» Given request: Exclude images, then output the remaining data verbatim.

» Dataset extract:
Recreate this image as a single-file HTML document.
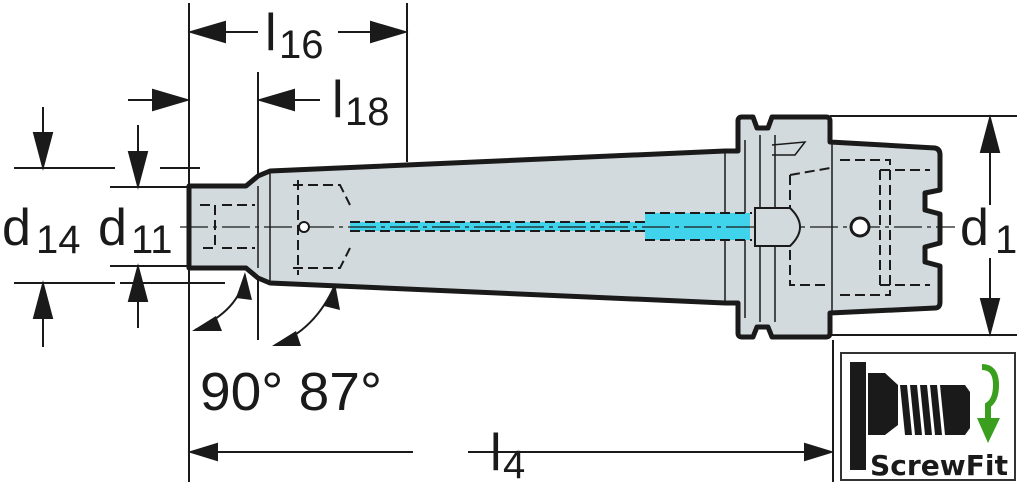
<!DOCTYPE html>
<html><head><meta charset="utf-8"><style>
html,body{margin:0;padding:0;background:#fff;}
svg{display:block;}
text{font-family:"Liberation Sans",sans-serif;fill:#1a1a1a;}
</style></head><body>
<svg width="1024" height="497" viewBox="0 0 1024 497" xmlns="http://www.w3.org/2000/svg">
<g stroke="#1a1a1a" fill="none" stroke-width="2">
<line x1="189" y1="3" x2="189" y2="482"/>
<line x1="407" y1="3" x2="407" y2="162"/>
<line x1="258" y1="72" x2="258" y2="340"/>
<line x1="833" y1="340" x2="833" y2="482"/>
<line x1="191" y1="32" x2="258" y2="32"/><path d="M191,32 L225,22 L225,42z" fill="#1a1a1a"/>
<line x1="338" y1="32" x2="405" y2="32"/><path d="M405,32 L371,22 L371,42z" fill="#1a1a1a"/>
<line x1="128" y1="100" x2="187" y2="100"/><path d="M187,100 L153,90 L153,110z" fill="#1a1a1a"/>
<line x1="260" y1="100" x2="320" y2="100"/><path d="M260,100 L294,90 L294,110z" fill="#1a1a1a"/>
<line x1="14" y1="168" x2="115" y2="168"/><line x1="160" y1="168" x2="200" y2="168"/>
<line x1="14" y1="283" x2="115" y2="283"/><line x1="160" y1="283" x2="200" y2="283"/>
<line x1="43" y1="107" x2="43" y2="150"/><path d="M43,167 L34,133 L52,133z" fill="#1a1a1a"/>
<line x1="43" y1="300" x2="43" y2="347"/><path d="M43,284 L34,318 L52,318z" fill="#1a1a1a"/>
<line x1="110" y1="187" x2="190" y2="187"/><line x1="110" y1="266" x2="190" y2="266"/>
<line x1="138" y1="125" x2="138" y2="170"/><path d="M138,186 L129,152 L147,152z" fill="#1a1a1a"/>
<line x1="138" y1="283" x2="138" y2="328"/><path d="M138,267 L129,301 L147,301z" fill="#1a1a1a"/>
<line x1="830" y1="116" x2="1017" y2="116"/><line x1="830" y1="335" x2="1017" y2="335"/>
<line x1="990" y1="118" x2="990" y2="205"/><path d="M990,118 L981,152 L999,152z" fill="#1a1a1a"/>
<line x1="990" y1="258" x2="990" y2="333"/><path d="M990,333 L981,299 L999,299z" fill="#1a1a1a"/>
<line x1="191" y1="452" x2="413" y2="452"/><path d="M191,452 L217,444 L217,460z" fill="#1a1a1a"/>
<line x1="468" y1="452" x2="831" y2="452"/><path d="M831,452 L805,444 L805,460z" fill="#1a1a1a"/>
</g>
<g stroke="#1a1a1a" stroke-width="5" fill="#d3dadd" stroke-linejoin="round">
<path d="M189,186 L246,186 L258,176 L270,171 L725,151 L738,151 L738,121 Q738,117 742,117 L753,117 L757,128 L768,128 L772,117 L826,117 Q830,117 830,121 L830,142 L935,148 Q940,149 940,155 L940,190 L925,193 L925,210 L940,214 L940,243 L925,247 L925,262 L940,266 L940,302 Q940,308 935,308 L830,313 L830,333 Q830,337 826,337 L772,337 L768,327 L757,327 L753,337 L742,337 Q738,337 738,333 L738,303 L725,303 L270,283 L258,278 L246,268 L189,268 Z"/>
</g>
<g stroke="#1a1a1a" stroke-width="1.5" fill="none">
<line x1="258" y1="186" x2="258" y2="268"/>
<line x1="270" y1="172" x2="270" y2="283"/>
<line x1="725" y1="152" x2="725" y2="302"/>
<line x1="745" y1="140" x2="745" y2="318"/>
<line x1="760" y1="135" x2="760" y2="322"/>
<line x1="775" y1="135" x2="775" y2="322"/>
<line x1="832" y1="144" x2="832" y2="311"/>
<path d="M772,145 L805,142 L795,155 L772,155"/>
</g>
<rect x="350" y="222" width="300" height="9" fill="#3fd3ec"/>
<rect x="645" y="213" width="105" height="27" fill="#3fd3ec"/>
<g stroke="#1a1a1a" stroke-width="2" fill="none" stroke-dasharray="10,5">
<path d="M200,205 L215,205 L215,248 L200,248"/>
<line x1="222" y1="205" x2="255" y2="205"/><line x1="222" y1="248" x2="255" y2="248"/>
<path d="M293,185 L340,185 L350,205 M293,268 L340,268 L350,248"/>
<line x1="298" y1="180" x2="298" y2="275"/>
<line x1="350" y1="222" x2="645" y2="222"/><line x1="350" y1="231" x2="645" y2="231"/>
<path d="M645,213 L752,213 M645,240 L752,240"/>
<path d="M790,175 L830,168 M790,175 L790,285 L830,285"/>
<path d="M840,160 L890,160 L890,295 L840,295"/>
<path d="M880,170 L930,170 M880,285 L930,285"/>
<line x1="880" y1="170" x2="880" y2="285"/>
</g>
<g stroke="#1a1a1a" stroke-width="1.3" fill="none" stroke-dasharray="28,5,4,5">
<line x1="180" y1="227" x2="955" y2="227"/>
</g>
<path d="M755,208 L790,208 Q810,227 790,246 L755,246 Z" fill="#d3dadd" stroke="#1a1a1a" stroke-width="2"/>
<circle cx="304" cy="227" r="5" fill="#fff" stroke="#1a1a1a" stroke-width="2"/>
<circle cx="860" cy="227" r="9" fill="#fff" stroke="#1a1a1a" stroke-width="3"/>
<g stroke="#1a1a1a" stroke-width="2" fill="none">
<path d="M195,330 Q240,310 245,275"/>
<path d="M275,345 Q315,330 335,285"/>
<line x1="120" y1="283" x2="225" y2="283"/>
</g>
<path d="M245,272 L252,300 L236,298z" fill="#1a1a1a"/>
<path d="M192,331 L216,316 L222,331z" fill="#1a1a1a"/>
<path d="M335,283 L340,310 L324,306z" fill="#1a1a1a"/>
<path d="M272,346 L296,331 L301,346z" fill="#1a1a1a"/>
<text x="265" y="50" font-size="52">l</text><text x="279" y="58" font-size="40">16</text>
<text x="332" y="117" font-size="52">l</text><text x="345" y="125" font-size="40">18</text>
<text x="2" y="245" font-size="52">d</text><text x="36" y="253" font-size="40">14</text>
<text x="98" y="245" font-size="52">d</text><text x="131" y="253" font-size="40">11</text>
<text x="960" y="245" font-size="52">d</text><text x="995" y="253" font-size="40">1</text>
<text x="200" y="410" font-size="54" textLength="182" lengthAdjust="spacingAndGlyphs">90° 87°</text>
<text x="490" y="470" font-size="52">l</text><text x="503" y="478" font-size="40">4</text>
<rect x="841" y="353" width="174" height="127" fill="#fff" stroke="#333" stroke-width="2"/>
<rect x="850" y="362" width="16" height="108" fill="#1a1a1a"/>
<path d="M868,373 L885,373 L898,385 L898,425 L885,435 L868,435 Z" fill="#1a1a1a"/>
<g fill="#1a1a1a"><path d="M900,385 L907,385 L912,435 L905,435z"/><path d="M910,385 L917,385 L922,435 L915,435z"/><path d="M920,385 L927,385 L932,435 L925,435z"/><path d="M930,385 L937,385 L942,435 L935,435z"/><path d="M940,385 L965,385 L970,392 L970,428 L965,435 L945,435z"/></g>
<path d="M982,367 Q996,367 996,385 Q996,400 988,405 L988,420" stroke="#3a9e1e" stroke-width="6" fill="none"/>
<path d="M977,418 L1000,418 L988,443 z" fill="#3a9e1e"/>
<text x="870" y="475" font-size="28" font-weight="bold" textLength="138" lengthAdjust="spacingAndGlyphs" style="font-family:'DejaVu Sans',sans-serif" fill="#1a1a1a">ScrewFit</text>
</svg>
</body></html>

» Finished exercise:
Recreate this image as a single-file HTML document.
<!DOCTYPE html>
<html><head><meta charset="utf-8"><style>
html,body{margin:0;padding:0;background:#fff;}
svg{display:block;}
text{font-family:"Liberation Sans",sans-serif;fill:#1a1a1a;}
</style></head><body>
<svg width="1024" height="497" viewBox="0 0 1024 497" xmlns="http://www.w3.org/2000/svg">
<g stroke="#1a1a1a" fill="none" stroke-width="2">
<line x1="189" y1="3" x2="189" y2="482"/>
<line x1="407" y1="3" x2="407" y2="162"/>
<line x1="258" y1="72" x2="258" y2="340"/>
<line x1="833" y1="340" x2="833" y2="482"/>
<line x1="191" y1="32" x2="258" y2="32"/><path d="M191,32 L225,22 L225,42z" fill="#1a1a1a"/>
<line x1="338" y1="32" x2="405" y2="32"/><path d="M405,32 L371,22 L371,42z" fill="#1a1a1a"/>
<line x1="128" y1="100" x2="187" y2="100"/><path d="M187,100 L153,90 L153,110z" fill="#1a1a1a"/>
<line x1="260" y1="100" x2="320" y2="100"/><path d="M260,100 L294,90 L294,110z" fill="#1a1a1a"/>
<line x1="14" y1="168" x2="115" y2="168"/><line x1="160" y1="168" x2="200" y2="168"/>
<line x1="14" y1="283" x2="115" y2="283"/><line x1="160" y1="283" x2="200" y2="283"/>
<line x1="43" y1="107" x2="43" y2="150"/><path d="M43,167 L34,133 L52,133z" fill="#1a1a1a"/>
<line x1="43" y1="300" x2="43" y2="347"/><path d="M43,284 L34,318 L52,318z" fill="#1a1a1a"/>
<line x1="110" y1="187" x2="190" y2="187"/><line x1="110" y1="266" x2="190" y2="266"/>
<line x1="138" y1="125" x2="138" y2="170"/><path d="M138,186 L129,152 L147,152z" fill="#1a1a1a"/>
<line x1="138" y1="283" x2="138" y2="328"/><path d="M138,267 L129,301 L147,301z" fill="#1a1a1a"/>
<line x1="830" y1="116" x2="1017" y2="116"/><line x1="830" y1="335" x2="1017" y2="335"/>
<line x1="990" y1="118" x2="990" y2="205"/><path d="M990,118 L981,152 L999,152z" fill="#1a1a1a"/>
<line x1="990" y1="258" x2="990" y2="333"/><path d="M990,333 L981,299 L999,299z" fill="#1a1a1a"/>
<line x1="191" y1="452" x2="413" y2="452"/><path d="M191,452 L217,444 L217,460z" fill="#1a1a1a"/>
<line x1="468" y1="452" x2="831" y2="452"/><path d="M831,452 L805,444 L805,460z" fill="#1a1a1a"/>
</g>
<g stroke="#1a1a1a" stroke-width="5" fill="#d3dadd" stroke-linejoin="round">
<path d="M189,186 L246,186 L258,176 L270,171 L725,151 L738,151 L738,121 Q738,117 742,117 L753,117 L757,128 L768,128 L772,117 L826,117 Q830,117 830,121 L830,142 L935,148 Q940,149 940,155 L940,190 L925,193 L925,210 L940,214 L940,243 L925,247 L925,262 L940,266 L940,302 Q940,308 935,308 L830,313 L830,333 Q830,337 826,337 L772,337 L768,327 L757,327 L753,337 L742,337 Q738,337 738,333 L738,303 L725,303 L270,283 L258,278 L246,268 L189,268 Z"/>
</g>
<g stroke="#1a1a1a" stroke-width="1.5" fill="none">
<line x1="258" y1="186" x2="258" y2="268"/>
<line x1="270" y1="172" x2="270" y2="283"/>
<line x1="725" y1="152" x2="725" y2="302"/>
<line x1="745" y1="140" x2="745" y2="318"/>
<line x1="760" y1="135" x2="760" y2="322"/>
<line x1="775" y1="135" x2="775" y2="322"/>
<line x1="832" y1="144" x2="832" y2="311"/>
<path d="M772,145 L805,142 L795,155 L772,155"/>
</g>
<rect x="350" y="222" width="300" height="9" fill="#3fd3ec"/>
<rect x="645" y="213" width="105" height="27" fill="#3fd3ec"/>
<g stroke="#1a1a1a" stroke-width="2" fill="none" stroke-dasharray="10,5">
<path d="M200,205 L215,205 L215,248 L200,248"/>
<line x1="222" y1="205" x2="255" y2="205"/><line x1="222" y1="248" x2="255" y2="248"/>
<path d="M293,185 L340,185 L350,205 M293,268 L340,268 L350,248"/>
<line x1="298" y1="180" x2="298" y2="275"/>
<line x1="350" y1="222" x2="645" y2="222"/><line x1="350" y1="231" x2="645" y2="231"/>
<path d="M645,213 L752,213 M645,240 L752,240"/>
<path d="M790,175 L830,168 M790,175 L790,285 L830,285"/>
<path d="M840,160 L890,160 L890,295 L840,295"/>
<path d="M880,170 L930,170 M880,285 L930,285"/>
<line x1="880" y1="170" x2="880" y2="285"/>
</g>
<g stroke="#1a1a1a" stroke-width="1.3" fill="none" stroke-dasharray="28,5,4,5">
<line x1="180" y1="227" x2="955" y2="227"/>
</g>
<path d="M755,208 L790,208 Q810,227 790,246 L755,246 Z" fill="#d3dadd" stroke="#1a1a1a" stroke-width="2"/>
<circle cx="304" cy="227" r="5" fill="#fff" stroke="#1a1a1a" stroke-width="2"/>
<circle cx="860" cy="227" r="9" fill="#fff" stroke="#1a1a1a" stroke-width="3"/>
<g stroke="#1a1a1a" stroke-width="2" fill="none">
<path d="M195,330 Q240,310 245,275"/>
<path d="M275,345 Q315,330 335,285"/>
<line x1="120" y1="283" x2="225" y2="283"/>
</g>
<path d="M245,272 L252,300 L236,298z" fill="#1a1a1a"/>
<path d="M192,331 L216,316 L222,331z" fill="#1a1a1a"/>
<path d="M335,283 L340,310 L324,306z" fill="#1a1a1a"/>
<path d="M272,346 L296,331 L301,346z" fill="#1a1a1a"/>
<text x="265" y="50" font-size="52">l</text><text x="279" y="58" font-size="40">16</text>
<text x="332" y="117" font-size="52">l</text><text x="345" y="125" font-size="40">18</text>
<text x="2" y="245" font-size="52">d</text><text x="36" y="253" font-size="40">14</text>
<text x="98" y="245" font-size="52">d</text><text x="131" y="253" font-size="40">11</text>
<text x="960" y="245" font-size="52">d</text><text x="995" y="253" font-size="40">1</text>
<text x="200" y="410" font-size="54" textLength="182" lengthAdjust="spacingAndGlyphs">90° 87°</text>
<text x="490" y="470" font-size="52">l</text><text x="503" y="478" font-size="40">4</text>
<rect x="841" y="353" width="174" height="127" fill="#fff" stroke="#333" stroke-width="2"/>
<rect x="850" y="362" width="16" height="108" fill="#1a1a1a"/>
<path d="M868,373 L885,373 L898,385 L898,425 L885,435 L868,435 Z" fill="#1a1a1a"/>
<g fill="#1a1a1a"><path d="M900,385 L907,385 L912,435 L905,435z"/><path d="M910,385 L917,385 L922,435 L915,435z"/><path d="M920,385 L927,385 L932,435 L925,435z"/><path d="M930,385 L937,385 L942,435 L935,435z"/><path d="M940,385 L965,385 L970,392 L970,428 L965,435 L945,435z"/></g>
<path d="M982,367 Q996,367 996,385 Q996,400 988,405 L988,420" stroke="#3a9e1e" stroke-width="6" fill="none"/>
<path d="M977,418 L1000,418 L988,443 z" fill="#3a9e1e"/>
<text x="870" y="475" font-size="28" font-weight="bold" textLength="138" lengthAdjust="spacingAndGlyphs" style="font-family:'DejaVu Sans',sans-serif" fill="#1a1a1a">ScrewFit</text>
</svg>
</body></html>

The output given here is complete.